29 April 2022

Take four

It's rare that one gets to see the inside of 57 the Headline on a Monday. This occasion was a charity tap takeover by Trouble Brewing, bringing a bunch of new releases as well as several old favourites.

Super Hans is in the Kölsch style, an infrequent occurrence in Irish brewing, now that everyone has their temperature control sorted out. I'm a big fan of the real thing but find that clones rarely measure up, too often used as a shorthand for basic lager for unfussy drinkers. This one seemed altogether more conscientiously designed, beginning with the precision crispness and dry mineral bite. The malt base gives it a breadcrust wholesomeness onto which is grafted a sharp and peppery pinch from rocket-like noble hops. It's quite fizzy from the keg so is no substitute for the soft cask variety you get in Cologne, but as a palate-cleansing thirst-quencher, by the pint rather than the stange, it's perfect.

You've got to have a complementary pair in any set like this, and of course you've got to have a mild. Trouble's new mild, their first since 2017 by my reckoning, is Silver Lining. This is only 3.4% ABV so it wasn't surprising to find it a bit thin and fizzy. There's chocolate, light caramel and a tiny, tinny bite of English hops plus some equally understated blackcurrant. It's OK, but very, y'know, mild. I do think this has the potential to be spectacular on cask, however. Hint hint.

The companion piece, as I'm sure you can guess, is called Every Cloud. It's an imperial stout at 9.1% ABV, and it does have chocolate in common with the other, though here it's very dark and bitter.
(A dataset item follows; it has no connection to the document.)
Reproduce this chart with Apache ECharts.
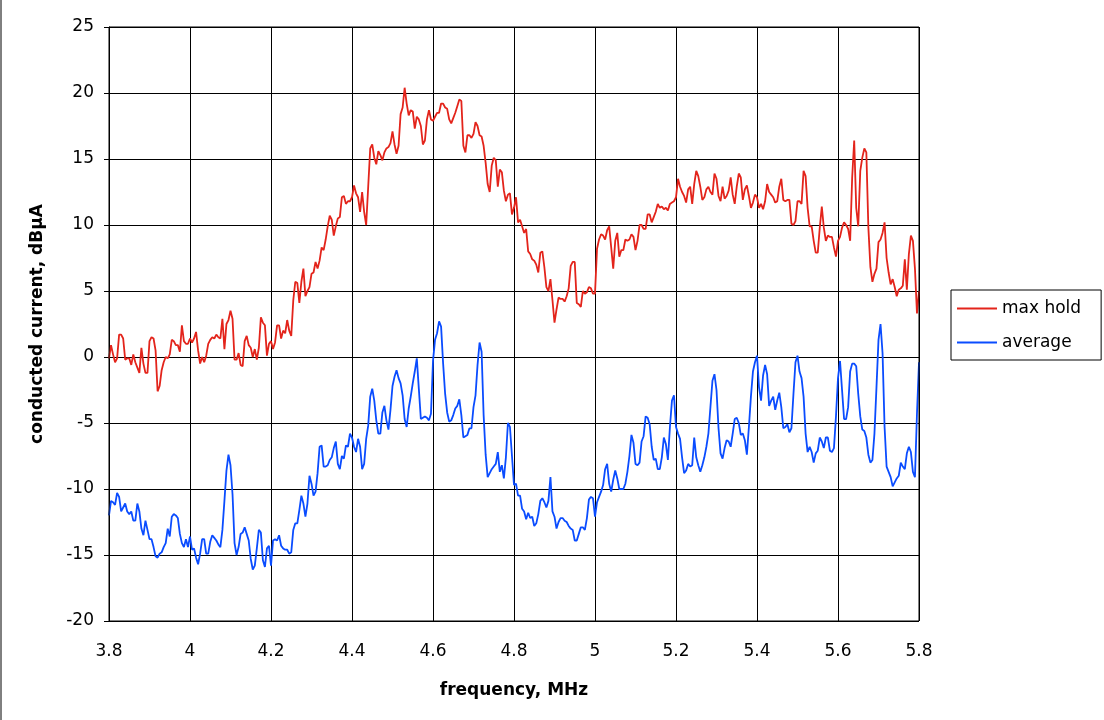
<!DOCTYPE html>
<html>
<head>
<meta charset="utf-8">
<title>conducted current</title>
<script src="https://cdn.jsdelivr.net/npm/echarts@6/dist/echarts.min.js"></script>
<style>
  html, body { margin: 0; padding: 0; background: #fff; }
  #chart { width: 1104px; height: 720px; }
</style>
</head>
<body>
<div id="chart"></div>
<script>
// sweep grid: 3.8 .. 5.8 MHz, one reading every 5 kHz
const freqStart = 3.8
const freqStep = 0.005

const xTicks = ['3.8', '4', '4.2', '4.4', '4.6', '4.8', '5', '5.2', '5.4', '5.6', '5.8']
const yTicks = [-20, -15, -10, -5, 0, 5, 10, 15, 20, 25]
const seriesNames = ['max hold', 'average']

const maxHold = [
  -0.1, 0.9, 0.2, -0.4, -0.1, 1.7, 1.7, 1.4, -0.2, -0.1,
  -0.1, -0.6, 0.2, -0.4, -0.8, -1.2, 0.7, -0.5, -1.2, -1.2,
  1.2, 1.5, 1.4, 0.5, -2.6, -2.2, -1.0, -0.4, 0.0, -0.1,
  0.2, 1.3, 1.2, 0.9, 0.9, 0.4, 2.4, 1.2, 1.0, 1.0,
  1.4, 1.1, 1.4, 1.9, 0.5, -0.5, 0.0, -0.4, 0.1, 1.0,
  1.3, 1.5, 1.4, 1.7, 1.5, 1.4, 2.9, 0.6, 2.5, 2.8,
  3.5, 2.9, -0.2, -0.2, 0.3, -0.6, -0.7, 1.2, 1.6, 0.9,
  0.7, 0.0, 0.6, -0.2, 0.7, 3.0, 2.6, 2.4, 0.1, 1.0,
  1.2, 0.6, 1.1, 2.4, 2.4, 1.4, 2.0, 1.8, 2.8, 2.0,
  1.6, 4.3, 5.7, 5.6, 4.1, 5.7, 6.7, 4.6, 5.0, 5.3,
  6.3, 6.4, 7.2, 6.7, 7.3, 8.3, 8.1, 8.9, 9.9, 10.7,
  10.4, 9.2, 9.9, 10.5, 10.6, 12.1, 12.2, 11.6, 11.8, 11.8,
  12.1, 13.0, 12.4, 12.1, 11.0, 12.5, 11.0, 10.0, 12.9, 15.8,
  16.1, 15.1, 14.6, 15.6, 15.3, 14.9, 15.5, 15.8, 15.9, 16.2,
  17.1, 16.1, 15.4, 16.0, 18.4, 18.9, 20.4, 19.2, 18.3, 18.7,
  18.6, 17.3, 18.2, 18.0, 17.5, 16.1, 16.4, 18.0, 18.7, 18.0,
  17.9, 18.2, 18.5, 18.5, 19.2, 19.2, 18.9, 18.8, 18.0, 17.7,
  18.1, 18.5, 19.0, 19.5, 19.4, 16.0, 15.5, 16.8, 16.8, 16.6,
  16.9, 17.8, 17.5, 16.8, 16.7, 16.0, 14.7, 13.1, 12.5, 14.5,
  15.1, 14.9, 12.9, 14.2, 14.0, 12.6, 11.8, 12.3, 12.4, 10.8,
  11.3, 12.1, 10.2, 10.4, 9.9, 9.4, 9.7, 8.0, 7.8, 7.4,
  7.3, 7.0, 6.4, 7.9, 8.0, 6.8, 5.3, 5.0, 5.9, 4.3,
  2.6, 3.6, 4.5, 4.4, 4.4, 4.2, 4.6, 5.2, 6.9, 7.2,
  7.2, 4.1, 4.0, 3.8, 5.0, 4.8, 4.9, 5.3, 5.2, 4.8,
  4.8, 8.2, 8.9, 9.3, 9.2, 8.9, 9.6, 9.9, 8.3, 6.7,
  8.8, 9.4, 7.6, 8.1, 8.1, 8.9, 8.8, 8.9, 9.3, 9.1,
  8.1, 8.8, 10.0, 10.0, 9.7, 9.7, 10.8, 10.8, 10.2, 10.6,
  11.0, 11.6, 11.3, 11.4, 11.2, 11.3, 11.1, 11.6, 11.7, 11.8,
  12.1, 13.5, 12.9, 12.5, 12.2, 11.7, 12.7, 12.9, 11.6, 13.1,
  14.1, 13.7, 12.9, 11.9, 12.1, 12.7, 12.9, 12.5, 12.3, 13.9,
  13.5, 12.2, 11.8, 12.9, 12.0, 12.2, 12.6, 13.6, 12.3, 11.6,
  12.9, 13.9, 13.6, 11.9, 12.7, 13.0, 12.2, 11.3, 11.7, 12.3,
  12.1, 11.3, 11.6, 11.2, 11.8, 13.1, 12.5, 12.3, 12.1, 11.7,
  11.8, 12.9, 13.5, 11.9, 11.8, 11.9, 11.9, 10.1, 10.0, 10.3,
  11.8, 11.8, 11.6, 14.1, 13.7, 11.3, 9.9, 9.9, 8.8, 7.9,
  7.9, 9.8, 11.4, 9.8, 8.8, 9.2, 9.1, 9.1, 8.3, 7.6,
  8.8, 9.1, 9.8, 10.2, 10.0, 9.7, 8.8, 13.6, 16.4, 11.3,
  9.9, 14.1, 15.1, 15.8, 15.5, 9.8, 6.8, 5.7, 6.3, 6.7,
  8.7, 8.9, 9.4, 10.2, 7.5, 6.4, 5.5, 5.9, 5.3, 4.6,
  5.1, 5.2, 5.4, 7.4, 5.1, 7.8, 9.2, 8.8, 6.7, 3.3,
  5.0
]

const average = [
  -12.0, -10.9, -11.0, -11.2, -10.3, -10.6, -11.7, -11.4, -11.1, -11.7,
  -11.9, -11.7, -12.4, -12.4, -11.1, -11.7, -13.0, -13.5, -12.4, -13.1,
  -13.8, -13.8, -14.4, -15.1, -15.2, -14.9, -14.8, -14.4, -14.1, -13.0,
  -13.6, -12.1, -11.9, -12.0, -12.2, -13.4, -14.1, -14.4, -13.8, -14.4,
  -13.6, -14.6, -14.5, -15.2, -15.7, -14.9, -13.8, -13.8, -14.9, -14.9,
  -14.0, -13.5, -13.7, -13.9, -14.2, -14.4, -13.1, -10.9, -8.6, -7.4,
  -8.2, -10.4, -14.1, -15.0, -14.4, -13.4, -13.3, -12.9, -13.4, -13.9,
  -15.3, -16.1, -15.8, -14.5, -13.1, -13.3, -15.4, -15.9, -14.5, -14.3,
  -15.8, -13.9, -13.8, -13.9, -13.5, -14.3, -14.5, -14.6, -14.6, -14.9,
  -14.8, -13.1, -12.6, -12.6, -11.6, -10.5, -11.1, -12.1, -11.1, -9.0,
  -9.6, -10.5, -10.2, -8.8, -6.8, -6.7, -8.3, -8.3, -8.2, -7.8,
  -7.6, -6.9, -6.4, -8.1, -8.5, -7.5, -7.7, -6.7, -6.8, -5.8,
  -6.1, -6.8, -7.2, -6.2, -6.8, -8.5, -8.1, -6.2, -5.2, -3.0,
  -2.4, -3.3, -4.8, -5.8, -5.8, -4.2, -3.7, -4.8, -5.5, -4.0,
  -2.2, -1.5, -1.0, -1.6, -2.0, -2.9, -4.7, -5.3, -3.9, -3.0,
  -2.0, -1.1, -0.1, -2.4, -4.7, -4.6, -4.5, -4.6, -4.8, -4.3,
  -0.3, 1.3, 1.8, 2.7, 2.3, -0.5, -2.8, -4.2, -4.9, -4.8,
  -4.4, -3.9, -3.7, -3.2, -4.4, -6.1, -6.0, -5.9, -5.4, -5.4,
  -3.8, -2.9, -0.6, 1.1, 0.4, -4.4, -7.4, -9.1, -8.8, -8.5,
  -8.3, -8.1, -7.2, -8.7, -8.2, -9.2, -7.6, -5.0, -5.3, -7.5,
  -9.7, -9.6, -10.5, -10.5, -11.5, -11.7, -12.3, -11.8, -12.2, -12.1,
  -12.8, -12.6, -11.9, -10.9, -10.7, -11.0, -11.4, -10.9, -9.1, -11.7,
  -12.1, -13.0, -12.5, -12.2, -12.2, -12.4, -12.5, -12.8, -13.0, -13.1,
  -13.9, -13.9, -13.4, -12.9, -12.9, -13.1, -12.2, -10.8, -10.6, -10.7,
  -12.1, -11.0, -10.6, -10.2, -9.7, -8.5, -8.1, -9.6, -10.2, -9.3,
  -8.6, -9.2, -10.0, -10.0, -10.0, -9.6, -8.7, -7.5, -5.9, -6.5,
  -8.1, -8.2, -8.0, -6.4, -6.0, -4.5, -4.6, -5.1, -6.8, -7.8,
  -7.7, -8.5, -8.5, -7.6, -6.1, -6.6, -7.8, -5.3, -3.3, -2.9,
  -5.3, -5.8, -6.2, -7.6, -8.8, -8.6, -8.1, -8.3, -8.2, -6.1,
  -7.6, -8.2, -8.7, -8.2, -7.6, -6.8, -5.8, -3.8, -1.8, -1.3,
  -2.5, -5.4, -7.3, -7.7, -6.9, -6.3, -6.4, -6.8, -5.8, -4.7,
  -4.6, -5.0, -5.9, -5.8, -6.3, -7.4, -5.3, -3.0, -1.1, -0.4,
  0.1, -2.3, -3.3, -1.4, -0.6, -1.3, -3.7, -3.3, -3.0, -4.0,
  -3.3, -2.7, -3.8, -5.4, -5.3, -5.1, -5.7, -5.4, -2.8, -0.4,
  0.1, -1.1, -1.6, -3.0, -5.8, -7.2, -6.8, -7.2, -8.0, -7.3,
  -7.1, -6.1, -6.4, -6.9, -6.1, -6.1, -7.1, -7.2, -6.9, -4.5,
  -1.6, -0.3, -2.5, -4.7, -4.7, -3.8, -1.1, -0.5, -0.5, -0.7,
  -2.8, -4.5, -5.5, -5.6, -6.1, -7.4, -8.0, -7.8, -5.8, -2.3,
  1.3, 2.5, 0.3, -5.3, -8.3, -8.7, -9.1, -9.8, -9.5, -9.2,
  -9.0, -8.0, -8.3, -8.5, -7.3, -6.8, -7.2, -8.7, -9.1, -4.3,
  -0.4
]

const font = 'Verdana, "DejaVu Sans", sans-serif'

const toPairs = (values) => values.map((v, i) => [+(freqStart + i * freqStep).toFixed(3), v])

const chart = echarts.init(document.getElementById('chart'))
chart.setOption({
  animation: false,
  backgroundColor: '#fff',
  textStyle: { fontFamily: font },
  grid: { left: 109, right: 185, top: 27, bottom: 99 },
  legend: {
    orient: 'vertical',
    left: 951,
    top: 290,
    padding: [10, 20, 9, 6],
    itemGap: 17,
    itemWidth: 40,
    itemHeight: 2,
    icon: 'rect',
    borderColor: '#000',
    borderWidth: 1,
    borderRadius: 0,
    data: seriesNames,
    textStyle: { fontFamily: font, fontSize: 17, color: '#000' }
  },
  xAxis: {
    type: 'value',
    min: +xTicks[0],
    max: +xTicks[xTicks.length - 1],
    interval: 0.2,
    name: 'frequency, MHz',
    nameLocation: 'middle',
    nameGap: 61,
    nameTextStyle: { fontFamily: font, fontSize: 17, fontWeight: 'bold', color: '#000' },
    axisLine: { lineStyle: { color: '#000', width: 1 } },
    axisTick: { show: true, length: 5, lineStyle: { color: '#000' } },
    axisLabel: {
      margin: 22,
      fontFamily: font,
      fontSize: 17,
      color: '#000',
      formatter: (v) => xTicks.find((t) => Math.abs(+t - v) < 1e-6) || ''
    },
    splitLine: { show: true, lineStyle: { color: '#000', width: 1 } }
  },
  yAxis: {
    type: 'value',
    min: yTicks[0],
    max: yTicks[yTicks.length - 1],
    interval: 5,
    name: 'conducted current, dBµA',
    nameLocation: 'middle',
    nameGap: 63,
    nameTextStyle: { fontFamily: font, fontSize: 17, fontWeight: 'bold', color: '#000' },
    axisLine: { show: true, lineStyle: { color: '#000', width: 1 } },
    axisTick: { show: true, length: 5, lineStyle: { color: '#000' } },
    axisLabel: { margin: 15, fontFamily: font, fontSize: 17, color: '#000' },
    splitLine: { show: true, lineStyle: { color: '#000', width: 1 } }
  },
  graphic: [
    {
      type: 'line',
      shape: { x1: 1, y1: 0, x2: 1, y2: 720 },
      style: { stroke: '#000', lineWidth: 1 }
    },
    {
      type: 'rect',
      shape: { x: 109, y: 27, width: 810, height: 594 },
      style: { fill: 'none', stroke: '#000', lineWidth: 1 },
      z: 10
    }
  ],
  series: [
    {
      name: seriesNames[0],
      type: 'line',
      data: toPairs(maxHold),
      symbol: 'none',
      lineStyle: { color: '#e3241b', width: 1.8 },
      itemStyle: { color: '#e3241b' }
    },
    {
      name: seriesNames[1],
      type: 'line',
      data: toPairs(average),
      symbol: 'none',
      lineStyle: { color: '#0a4cff', width: 1.8 },
      itemStyle: { color: '#0a4cff' }
    }
  ]
})
</script>
</body>
</html>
Mwah ha haa! For balance you get a much more cheery red-fruit complexity -- raspberry and strawberry fondant. The strength isn't exactly modest, but there's a light touch on the alcohol heat and it's not as dense as one might expect. A little unexciting by the standards of modern microbrewed imperial stout, perhaps, but think of it as a friendly, neighbourhood, Monday-night sort of version instead.

The inevitable IPA has rye in it. As such ones tend to be, Trick of Light is a hazy carrot colour. The initial impression was a surprising sweet and fluffy effect and it took a moment for the bite to kick in. Two bites, actually: citric lemon and grapefruit and rye's pepper, though not the grass bitterness that often comes with that. The twist here is the use of Azacca, a hop which offsets any bitter excesses by bringing juicy tropical fruit in at the finish. The end result is a lovely interplay of bitter and sweet. You get the assertiveness of rye IPA with a happy ray of softer sunshine alongside. Nice.

All of that leaves me hankering for the days when Trouble was a new-beer-every-month brewery. They're clearly not short of recipe ideas. I hope to see more like these on rotating taps and in cans in the near future.